→ PROVIDED MATERIAL:
***
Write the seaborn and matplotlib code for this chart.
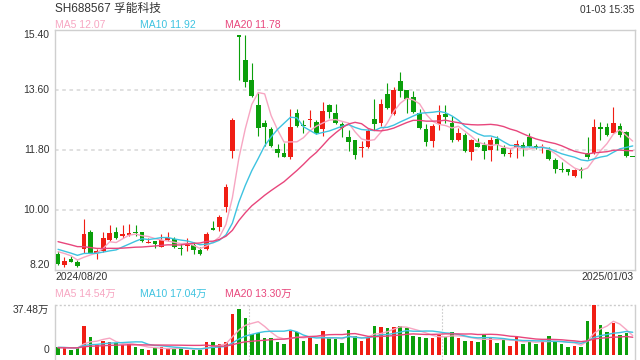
***
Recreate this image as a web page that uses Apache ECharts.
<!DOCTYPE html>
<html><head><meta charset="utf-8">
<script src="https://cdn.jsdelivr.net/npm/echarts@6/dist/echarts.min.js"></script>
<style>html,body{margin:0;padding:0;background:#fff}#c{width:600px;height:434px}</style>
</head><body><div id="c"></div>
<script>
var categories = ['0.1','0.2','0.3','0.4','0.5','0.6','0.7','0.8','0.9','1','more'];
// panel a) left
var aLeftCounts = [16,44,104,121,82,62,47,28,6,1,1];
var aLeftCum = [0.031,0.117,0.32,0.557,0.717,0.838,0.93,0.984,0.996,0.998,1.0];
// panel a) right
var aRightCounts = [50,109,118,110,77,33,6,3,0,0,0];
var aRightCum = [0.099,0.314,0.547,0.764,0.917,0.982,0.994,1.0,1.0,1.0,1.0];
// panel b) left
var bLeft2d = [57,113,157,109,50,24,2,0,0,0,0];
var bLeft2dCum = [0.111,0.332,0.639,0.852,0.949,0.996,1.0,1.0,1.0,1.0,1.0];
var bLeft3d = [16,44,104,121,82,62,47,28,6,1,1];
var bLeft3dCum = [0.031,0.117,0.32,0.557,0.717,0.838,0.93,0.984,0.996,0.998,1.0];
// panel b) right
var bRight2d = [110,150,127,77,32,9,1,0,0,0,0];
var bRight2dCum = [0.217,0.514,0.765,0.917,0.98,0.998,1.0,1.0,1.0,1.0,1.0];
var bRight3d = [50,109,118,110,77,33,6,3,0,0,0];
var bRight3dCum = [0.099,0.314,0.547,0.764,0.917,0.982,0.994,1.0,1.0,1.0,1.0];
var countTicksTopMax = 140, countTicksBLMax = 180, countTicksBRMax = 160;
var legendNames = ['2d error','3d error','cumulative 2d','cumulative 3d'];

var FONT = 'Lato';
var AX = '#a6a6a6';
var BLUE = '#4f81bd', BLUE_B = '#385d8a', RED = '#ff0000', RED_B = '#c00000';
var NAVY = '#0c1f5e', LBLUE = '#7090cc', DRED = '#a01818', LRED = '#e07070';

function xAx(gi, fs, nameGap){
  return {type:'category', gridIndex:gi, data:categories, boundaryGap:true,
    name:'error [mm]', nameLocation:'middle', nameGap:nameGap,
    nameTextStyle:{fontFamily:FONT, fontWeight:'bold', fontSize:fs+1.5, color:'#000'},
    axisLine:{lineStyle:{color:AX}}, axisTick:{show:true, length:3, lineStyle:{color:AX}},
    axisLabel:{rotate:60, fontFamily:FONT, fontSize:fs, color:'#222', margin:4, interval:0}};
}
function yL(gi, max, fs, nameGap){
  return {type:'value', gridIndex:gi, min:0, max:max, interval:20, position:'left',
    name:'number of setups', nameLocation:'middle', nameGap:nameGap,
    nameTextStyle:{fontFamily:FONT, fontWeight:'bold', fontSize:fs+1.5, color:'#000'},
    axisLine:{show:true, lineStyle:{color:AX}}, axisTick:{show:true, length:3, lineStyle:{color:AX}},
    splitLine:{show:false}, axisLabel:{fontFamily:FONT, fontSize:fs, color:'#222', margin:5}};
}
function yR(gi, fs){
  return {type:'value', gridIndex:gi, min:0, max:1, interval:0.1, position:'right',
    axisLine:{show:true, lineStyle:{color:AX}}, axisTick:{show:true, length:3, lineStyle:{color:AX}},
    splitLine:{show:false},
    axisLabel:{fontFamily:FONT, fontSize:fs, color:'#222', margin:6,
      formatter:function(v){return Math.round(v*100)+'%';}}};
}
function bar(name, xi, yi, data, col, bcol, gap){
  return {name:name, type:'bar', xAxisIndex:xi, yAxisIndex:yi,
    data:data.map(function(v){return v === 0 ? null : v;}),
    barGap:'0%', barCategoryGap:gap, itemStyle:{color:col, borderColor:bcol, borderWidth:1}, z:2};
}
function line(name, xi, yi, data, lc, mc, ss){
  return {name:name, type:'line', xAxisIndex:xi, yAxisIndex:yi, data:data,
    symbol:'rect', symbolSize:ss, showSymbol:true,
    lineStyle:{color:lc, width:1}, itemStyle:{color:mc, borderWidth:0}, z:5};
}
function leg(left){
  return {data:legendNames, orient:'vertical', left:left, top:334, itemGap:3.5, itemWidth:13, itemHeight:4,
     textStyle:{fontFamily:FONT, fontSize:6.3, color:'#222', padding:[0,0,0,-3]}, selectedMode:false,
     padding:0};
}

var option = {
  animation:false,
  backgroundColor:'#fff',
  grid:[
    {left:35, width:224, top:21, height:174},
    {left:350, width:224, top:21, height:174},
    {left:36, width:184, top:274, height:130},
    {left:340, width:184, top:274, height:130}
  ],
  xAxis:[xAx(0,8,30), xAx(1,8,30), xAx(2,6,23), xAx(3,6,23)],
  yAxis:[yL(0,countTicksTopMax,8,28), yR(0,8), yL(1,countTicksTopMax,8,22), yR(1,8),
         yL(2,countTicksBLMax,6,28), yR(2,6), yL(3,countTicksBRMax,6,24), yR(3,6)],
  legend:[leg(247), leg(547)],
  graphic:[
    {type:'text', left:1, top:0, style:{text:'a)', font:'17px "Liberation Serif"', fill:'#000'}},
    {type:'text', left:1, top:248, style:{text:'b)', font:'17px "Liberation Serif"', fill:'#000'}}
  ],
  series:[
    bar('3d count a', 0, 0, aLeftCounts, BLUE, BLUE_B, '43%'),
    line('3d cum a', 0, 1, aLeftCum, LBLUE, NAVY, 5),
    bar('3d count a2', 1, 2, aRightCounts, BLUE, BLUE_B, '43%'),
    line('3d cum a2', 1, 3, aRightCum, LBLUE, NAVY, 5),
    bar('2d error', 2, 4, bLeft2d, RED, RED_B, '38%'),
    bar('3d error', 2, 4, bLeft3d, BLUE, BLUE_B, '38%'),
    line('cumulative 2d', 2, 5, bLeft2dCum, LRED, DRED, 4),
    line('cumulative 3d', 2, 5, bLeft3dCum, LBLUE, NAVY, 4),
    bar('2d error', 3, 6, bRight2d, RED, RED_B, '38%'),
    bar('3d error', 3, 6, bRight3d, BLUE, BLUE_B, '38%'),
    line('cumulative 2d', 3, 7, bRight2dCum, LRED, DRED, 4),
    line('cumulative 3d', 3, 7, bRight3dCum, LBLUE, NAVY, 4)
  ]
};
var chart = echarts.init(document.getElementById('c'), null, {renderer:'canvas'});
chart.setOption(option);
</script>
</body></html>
***
→ YOUR TASK: Within the listing above, the range opens at the line with "Recreate this image" and closes at the line with "var NAVY = '#0c1f5e', LBLUE". Reproduce exactly the lines of that range, including both ends.

→ THE RESULT:
Recreate this image as a web page that uses Apache ECharts.
<!DOCTYPE html>
<html><head><meta charset="utf-8">
<script src="https://cdn.jsdelivr.net/npm/echarts@6/dist/echarts.min.js"></script>
<style>html,body{margin:0;padding:0;background:#fff}#c{width:600px;height:434px}</style>
</head><body><div id="c"></div>
<script>
var categories = ['0.1','0.2','0.3','0.4','0.5','0.6','0.7','0.8','0.9','1','more'];
// panel a) left
var aLeftCounts = [16,44,104,121,82,62,47,28,6,1,1];
var aLeftCum = [0.031,0.117,0.32,0.557,0.717,0.838,0.93,0.984,0.996,0.998,1.0];
// panel a) right
var aRightCounts = [50,109,118,110,77,33,6,3,0,0,0];
var aRightCum = [0.099,0.314,0.547,0.764,0.917,0.982,0.994,1.0,1.0,1.0,1.0];
// panel b) left
var bLeft2d = [57,113,157,109,50,24,2,0,0,0,0];
var bLeft2dCum = [0.111,0.332,0.639,0.852,0.949,0.996,1.0,1.0,1.0,1.0,1.0];
var bLeft3d = [16,44,104,121,82,62,47,28,6,1,1];
var bLeft3dCum = [0.031,0.117,0.32,0.557,0.717,0.838,0.93,0.984,0.996,0.998,1.0];
// panel b) right
var bRight2d = [110,150,127,77,32,9,1,0,0,0,0];
var bRight2dCum = [0.217,0.514,0.765,0.917,0.98,0.998,1.0,1.0,1.0,1.0,1.0];
var bRight3d = [50,109,118,110,77,33,6,3,0,0,0];
var bRight3dCum = [0.099,0.314,0.547,0.764,0.917,0.982,0.994,1.0,1.0,1.0,1.0];
var countTicksTopMax = 140, countTicksBLMax = 180, countTicksBRMax = 160;
var legendNames = ['2d error','3d error','cumulative 2d','cumulative 3d'];

var FONT = 'Lato';
var AX = '#a6a6a6';
var BLUE = '#4f81bd', BLUE_B = '#385d8a', RED = '#ff0000', RED_B = '#c00000';
var NAVY = '#0c1f5e', LBLUE = '#7090cc', DRED = '#a01818', LRED = '#e07070';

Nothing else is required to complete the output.